The aquarium's orchestrated splendors include plenty to justify the quote from the late anthropologist Loren Eisely that is lettered on a plaque at the start of the exhibits: "If there is magic on this planet, it is contained in water." Suspended majestically over the central space is a 63-ft. skeleton of a finback whale donated by the New York State Museum in Albany, where it had been on display from the 1890s to 1978. The dolphin pool, or "tray," is visible from almost every vantage point in the building, its rippling surface broken by the frothy play of four bottle-nosed dolphins. Recorded sounds of surf, sea birds, sea lions and even snapping crustaceans can be heard on the escalator rides.

Among the exhibits are re-creations of the watery environments of coral reefs and a section of the Maine coastline (assembled, ironically, from casts of rock taken along the shore of Massachusetts). The last is sure to be a hit with schoolchildren, since they will be able to pick up and handle living tidal organisms such as horseshoe crabs, moon snails and sand dollars. The 13-ft.-high viewing windows of two gigantic "race track" tanks, one atop the other, reveal the dark worlds of an Atlantic coral reef and the deep sea. Scores of trigger fish, tiger fish, parrot fish, grunts and blow fish swim in a traffic jam of color through the coral reef. Below, sea turtles and rays settle into the simulated depths, sometimes with understandable uneasiness, as eight species of shark hover near by.

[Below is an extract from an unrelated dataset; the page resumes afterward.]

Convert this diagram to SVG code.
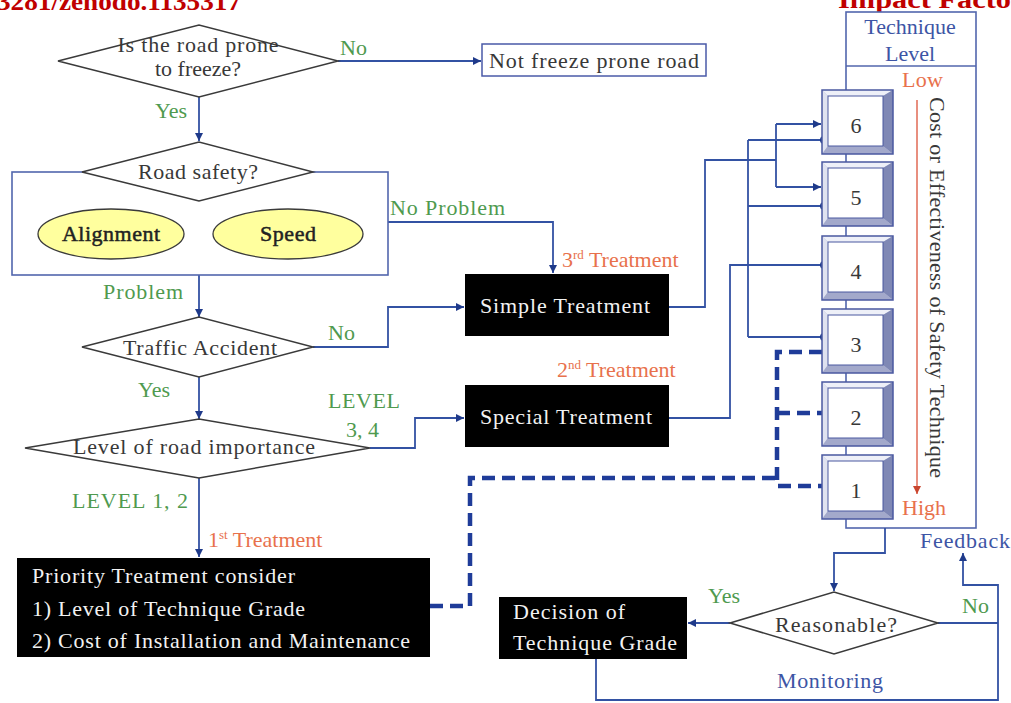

The spiritual as well as the physical apex of the aquarium is the tropical rain forest, housed in the 64-ft. glass pyramid that is the building's most distinctive feature. The rain forest illustrates the variety of environments dependent on water, and contains tall, exotic Amazonian trees, vines, shrubs, a waterfall, a stream and leafy ground cover, as well as lizards, snakes and frogs. From the visitors' platform one can take in the full glory of a complete ecosystem almost ten stories above the Inner Harbor, and at the same time view the vista of a redeveloped Baltimore embracing the horizon.